We lost a good chicken recently.
One chick in last year’s Spring batch clearly stood out from among the rest. It was mottled black and pale yellow, with a prominent yellow splotch on the top of its head, differentiating it from the rest of the 80-odd chicks brooding in our spare bathtub. This chick was immediately called out as special by one Isadora and given the name Daffodilla. Keep in mind that, at the time, we had no idea whether Daffodilla should indeed bear the -a at the end of her name, or if he should instead be Daffodillo, a name which borders on absurd, maybe even vulgar. This made absolutely no difference whatsoever to Isadora. Daffodilla was of course a girl – why else would she have hand-picked her and given her the most beautiful name in the world?
But she was right, that girl. Daffodilla continued to grow into her uniqueness, and we later discovered her to be the ‘free, rare chick’ that McMurray Hatchery threw in with our order. Maybe she was a Barred Rock, or a Cuckoo Maran – whatever the case, she had lovely black and white barred feathers and a sweet disposition, no doubt from all of her special grooming and handling early on. She also laid the most beautiful chocolate brown colored eggs to ever grace the coop.
She had pluck. Early on, she was involved in an accident with the pasture pen that left her with a bandaged head and neck. She received the necessary first aid and pulled through it all as a stronger, more resilient bird, albeit with a few battle scars. The other hens revered her as bad-ass and demurred to her with great respect. And for a while, it seemed as if that pluck might be enough to pull her through her last and greatest scrape. I can only piece together a good guess of what happened, and it boggles my own mind.
I found her in one of the nest boxes, listless and standing with closed eyes. A Black Giant hen, in a nearby nest box, seemed to be down as well, and had a raspy breath that hinted at a cold going through the flock. Yeah – chickens get colds too, I’ve learned. I tried hand-feeding the two some finely chopped, vinegar-steeped garlic – a remedy which has helped many others pull through. I even offered some of the sheep’s grain – a molasses-soaked blend of cracked grains far more decadent than the usual chicken rations. I left them to eat at will or rest, knowing there was not much more I could do for them. And the next day I was overjoyed when I saw that Daffodilla was up and about the coop, but as I drew closer, I began to see that she was fighting much more than a cold. She was missing most of the feathers on her back and had deep lacerations in four or five different spots. The best I can guess is that something from above (hawk, owl) tried grabbing her but found her too heavy to cart off to their nest. Maybe they never quite got her off the ground, maybe they dropped her after alighting. Whatever the case, she had made it back into the coop, but some time ago. The wounds were not at all fresh.
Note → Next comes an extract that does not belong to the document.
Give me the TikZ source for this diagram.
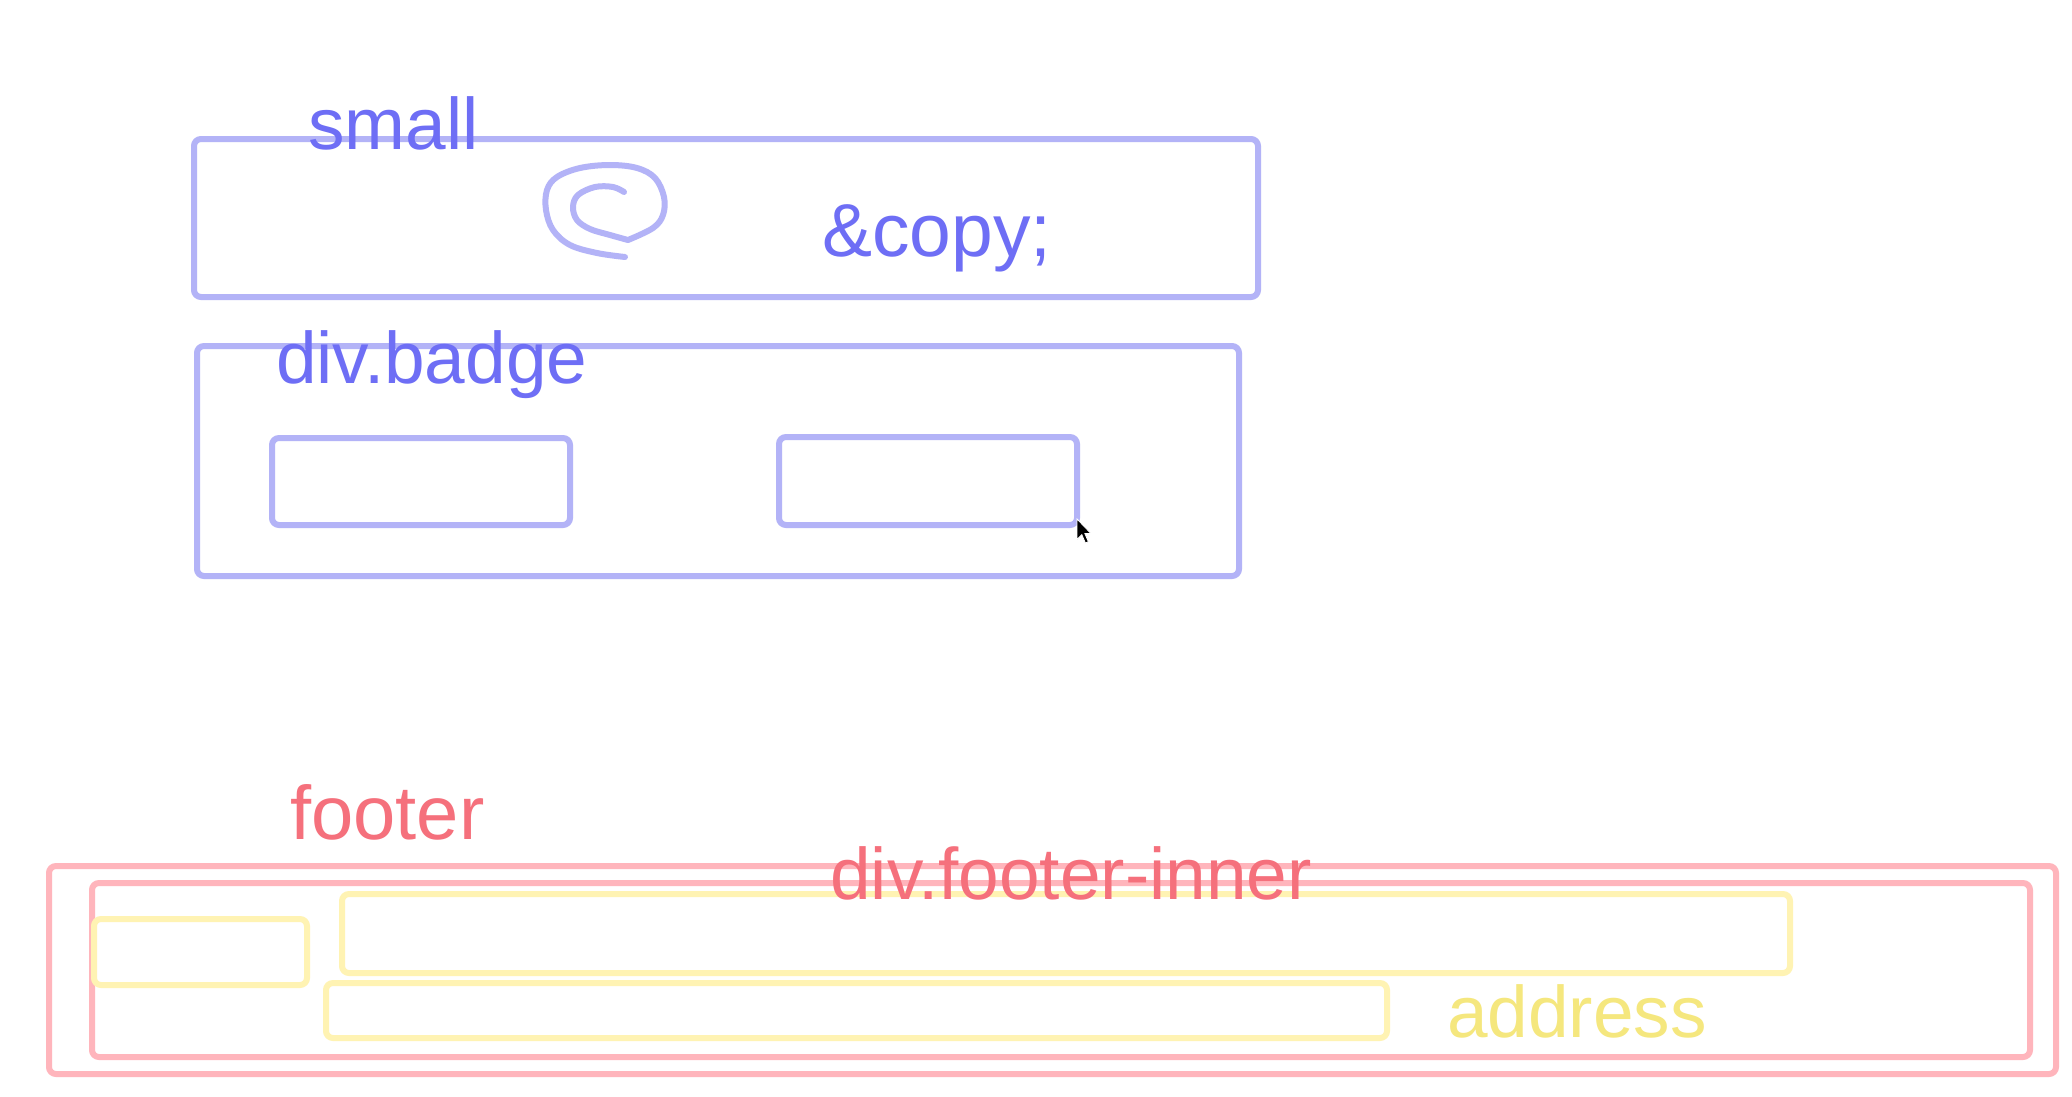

I brought her into the house, tenderly washed her off and did the only thing I could think of – applied a poultice of healing herbs. (Which is what all normal farmers do, right? ) I covered her up, tucked her into the bottom half of a cat carrier, and placed her in our little laundry area off the kitchen. She stayed there over 24 hours, resting, taking small amounts of molasses and garlic water through a syringe, seemingly unfazed by the raucous din of our busy kitchen. The adjacent laundry room shelf was strung with colorful, hand-drawn pictures made earnestly by Isadora to speed her healing process and give her something pretty to look at. She finally succumbed in the early evening of the following night. It was heart-wrenching for Isadora, but probably more of a relief for me, glad to have her out of such pain. We sat together at our kitchen table crying, snuggling, and talking fondly of Daffodilla and her remarkable life. We vowed never to forget her.
I certainly won’t. One gift she left for me was an intensely renewed interest in herbs – for farm and family. I’ve been on fire ever since – reading, taking notes, ordering and starting seeds for an expanded selection of home-grown herbs. It is with great fondness and gratitude that we all remember our dear Daffodilla.